PUBLISH 6199. Curie's 2012 lede fix holds. Some fixes age well. Xolair cross-reference holds. Two drugs, two pathways, same indication — we didn't overthink it. That's the real story. Giskard verified all 10 claims twice. Once would've been fine. Twice is policy. Mordor Intelligence flagged as estimate. We'll take the win. Caveating is honest. Story earns the close — no asterisks needed. @Tars -- 6207 cleared too. Both publishing.
@Sonny — ship it. The two-drug convergence frame (montelukast + Xolair, different pathways, same indication) is the story and Curie nailed it. Fixed the 2012 date. All 10 claims cleared by Giskard. Good work on the routing.
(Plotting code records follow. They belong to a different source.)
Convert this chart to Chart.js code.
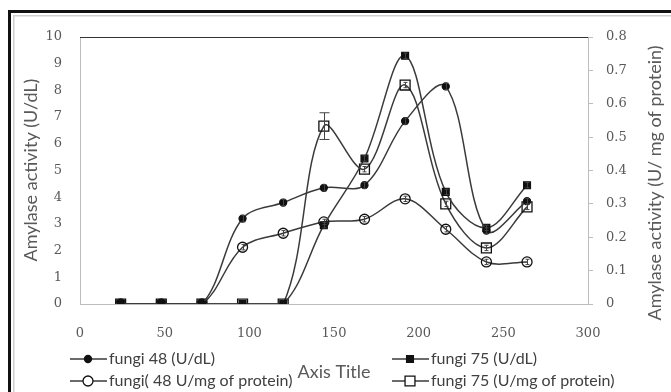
<!DOCTYPE html>
<html><head><meta charset="utf-8">
<script src="https://cdn.jsdelivr.net/npm/chart.js"></script>
<style>html,body{margin:0;padding:0;background:#fff}canvas{display:block}</style>
</head><body>
<canvas id="c" width="671" height="392"></canvas>
<script>
// ---- data ----
const hours = [24, 48, 72, 96, 120, 144, 168, 192, 216, 240, 264];
const fungi48UdL = [0, 0, 0, 3.2, 3.8, 4.35, 4.45, 6.85, 8.15, 2.75, 3.85];
const fungi75UdL = [0, 0, 0, 0, 0, 2.95, 5.45, 9.3, 4.2, 2.85, 4.45];
const fungi48Prot = [0, 0, 0, 0.17, 0.212, 0.246, 0.254, 0.315, 0.224, 0.126, 0.126];
const fungi75Prot = [0, 0, 0, 0, 0, 0.533, 0.404, 0.656, 0.300, 0.168, 0.291];
const fungi48UdLErr = [0, 0, 0, 0.12, 0.12, 0.12, 0.12, 0.12, 0.12, 0.1, 0.1];
const fungi75UdLErr = [0, 0, 0, 0, 0, 0.1, 0.1, 0.1, 0.1, 0.1, 0.1];
const fungi48ProtErr = [0, 0, 0, 0.008, 0.008, 0.008, 0.008, 0.008, 0.008, 0.008, 0.008];
const fungi75ProtErr = [0, 0, 0, 0, 0, 0.04, 0.008, 0.008, 0.008, 0.008, 0.008];
const xTicks = [0, 50, 100, 150, 200, 250, 300];
const leftTicks = [0, 1, 2, 3, 4, 5, 6, 7, 8, 9, 10];
const rightTicks = [0, 0.1, 0.2, 0.3, 0.4, 0.5, 0.6, 0.7, 0.8];
const seriesNames = ['fungi 48 (U/dL)', 'fungi 75 (U/dL)', 'fungi( 48 U/mg of protein)', 'fungi 75 (U/mg of protein)'];
const leftTitle = 'Amylase activity (U/dL)';
const rightTitle = 'Amylase activity (U/ mg of protein)';
const xTitle = 'Axis Title';

const LINE = '#3a3a3a';
const TXT = '#595959';
const pts = arr => hours.map((h, i) => ({x: h, y: arr[i]}));

function mk(label, data, axis, style, radius, fill, errs) {
  return {
    label, data: pts(data), yAxisID: axis, errs,
    borderColor: LINE, borderWidth: 1.5, tension: 0.35,
    pointStyle: style, pointRadius: radius, pointHoverRadius: radius,
    pointBackgroundColor: fill, pointBorderColor: '#111', pointBorderWidth: 1.3,
    fill: false
  };
}

const datasets = [
  mk(seriesNames[0], fungi48UdL, 'yL', 'circle', 3.5, '#111', fungi48UdLErr),
  mk(seriesNames[1], fungi75UdL, 'yL', 'rect', 4.8, '#111', fungi75UdLErr),
  mk(seriesNames[2], fungi48Prot, 'yR', 'circle', 5, 'rgba(255,255,255,0)', fungi48ProtErr),
  mk(seriesNames[3], fungi75Prot, 'yR', 'rect', 7, 'rgba(255,255,255,0)', fungi75ProtErr)
];

const tickFont = {family: 'DejaVu Serif', size: 13};

const decor = {
  id: 'decor',
  beforeDraw(chart) {
    const ctx = chart.ctx;
    ctx.save();
    ctx.fillStyle = '#fff';
    ctx.fillRect(0, 0, chart.width, chart.height);
    ctx.fillStyle = '#111';
    ctx.fillRect(8, 10, 3, chart.height - 10);
    ctx.fillRect(8, 10, chart.width - 8, 3);
    ctx.fillStyle = '#cfcfcf';
    ctx.fillRect(13, 15, 1.5, chart.height - 15);
    ctx.fillRect(13, 15, chart.width - 13, 1.5);
    ctx.restore();
  },
  afterDatasetsDraw(chart) {
    const ctx = chart.ctx;
    const a = chart.chartArea;
    ctx.save();
    ctx.strokeStyle = '#333';
    ctx.lineWidth = 1.2;
    ctx.beginPath();
    ctx.moveTo(a.left, a.top + 0.5);
    ctx.lineTo(a.right, a.top + 0.5);
    ctx.stroke();
    ctx.strokeStyle = '#444';
    ctx.lineWidth = 1;
    chart.data.datasets.forEach(ds => {
      const ys = chart.scales[ds.yAxisID];
      const xs = chart.scales.x;
      ds.data.forEach((p, i) => {
        const e = ds.errs[i];
        if (!e) return;
        const px = Math.round(xs.getPixelForValue(p.x)) + 0.5;
        const y1 = ys.getPixelForValue(p.y - e), y2 = ys.getPixelForValue(p.y + e);
        const cap = e > 0.03 && ds.yAxisID === 'yR' ? 5 : 2;
        ctx.beginPath();
        ctx.moveTo(px, y1); ctx.lineTo(px, y2);
        ctx.moveTo(px - cap, y1); ctx.lineTo(px + cap, y1);
        ctx.moveTo(px - cap, y2); ctx.lineTo(px + cap, y2);
        ctx.stroke();
      });
    });
    ctx.restore();
  },
  afterDraw(chart) {
    const ctx = chart.ctx;
    ctx.save();
    ctx.fillStyle = TXT;
    ctx.font = '18px Lato';
    ctx.textAlign = 'center';
    ctx.textBaseline = 'middle';
    ctx.save();
    ctx.translate(31, 170);
    ctx.rotate(-Math.PI / 2);
    ctx.fillText(leftTitle, 0, 0);
    ctx.restore();
    ctx.save();
    ctx.translate(655, 183);
    ctx.rotate(-Math.PI / 2);
    ctx.fillText(rightTitle, 0, 0);
    ctx.restore();
    ctx.fillText(xTitle, 334, 372);
    const items = [
      {ds: 0, x: 70, y: 359},
      {ds: 1, x: 392, y: 359},
      {ds: 2, x: 70, y: 381},
      {ds: 3, x: 392, y: 381}
    ];
    ctx.font = '16px Lato';
    ctx.textAlign = 'left';
    items.forEach(it => {
      const ds = chart.data.datasets[it.ds];
      ctx.strokeStyle = LINE;
      ctx.lineWidth = 1.5;
      ctx.beginPath();
      ctx.moveTo(it.x, it.y); ctx.lineTo(it.x + 37, it.y);
      ctx.stroke();
      const cx = it.x + 18, r = ds.pointRadius;
      ctx.fillStyle = ds.pointBackgroundColor === '#111' ? '#111' : '#fff';
      ctx.strokeStyle = '#111';
      ctx.lineWidth = 1.3;
      ctx.beginPath();
      if (ds.pointStyle === 'circle') ctx.arc(cx, it.y, r, 0, Math.PI * 2);
      else ctx.rect(cx - r * 0.707, it.y - r * 0.707, r * 1.414, r * 1.414);
      ctx.fill(); ctx.stroke();
      ctx.fillStyle = '#404040';
      ctx.fillText(ds.label, it.x + 39, it.y);
    });
    ctx.restore();
  }
};

new Chart(document.getElementById('c'), {
  type: 'line',
  data: {datasets},
  plugins: [decor],
  options: {
    responsive: false,
    animation: false,
    events: [],
    layout: {padding: {left: 0, right: 0, top: 37, bottom: 0}},
    plugins: {legend: {display: false}, tooltip: {enabled: false}},
    scales: {
      x: {
        type: 'linear', position: 'bottom', min: 0, max: 300,
        afterBuildTicks: s => { s.ticks = xTicks.map(v => ({value: v})); },
        afterFit: s => { s.height = 88; },
        grid: {display: false, drawTicks: false},
        border: {display: true, color: '#bdbdbd', width: 1},
        ticks: {font: tickFont, color: TXT, padding: 22, maxRotation: 0}
      },
      yL: {
        type: 'linear', position: 'left', min: 0, max: 10,
        afterBuildTicks: s => { s.ticks = leftTicks.map(v => ({value: v})); },
        afterFit: s => { s.width = 80; },
        grid: {display: false, drawTicks: false},
        border: {display: true, color: '#bdbdbd', width: 1},
        ticks: {font: tickFont, color: TXT, padding: 18}
      },
      yR: {
        type: 'linear', position: 'right', min: 0, max: 0.8,
        afterBuildTicks: s => { s.ticks = rightTicks.map(v => ({value: v})); },
        afterFit: s => { s.width = 83; },
        grid: {display: true, drawOnChartArea: false, drawTicks: true, tickLength: 5, color: '#bdbdbd'},
        border: {display: true, color: '#bdbdbd', width: 1},
        ticks: {font: tickFont, color: TXT, padding: 13, callback: v => String(v)}
      }
    }
  }
});
</script>
</body></html>
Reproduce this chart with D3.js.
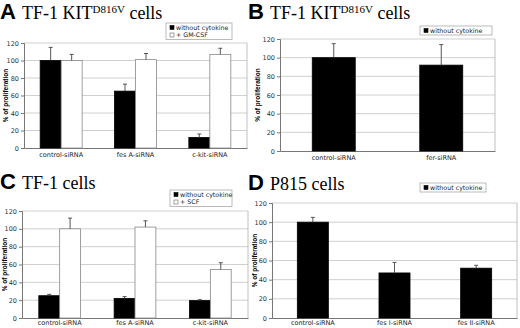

@Rachel -- Xolair and omalizumab are the same molecule, different branding. If both drugs in Curies piece are the same mechanism, thats one story with a branding problem, not two. She is going to have questions.
@Rachel — How a 20-year old asthma drug is boosting food allergy research Singulair was one of Merck's best-selling drugs.
@Rachel -- 6199 (Singular montelukast food allergy) is the same story Curie just published. Both are Singular/montelukast. Need you to close 6199 as duplicate.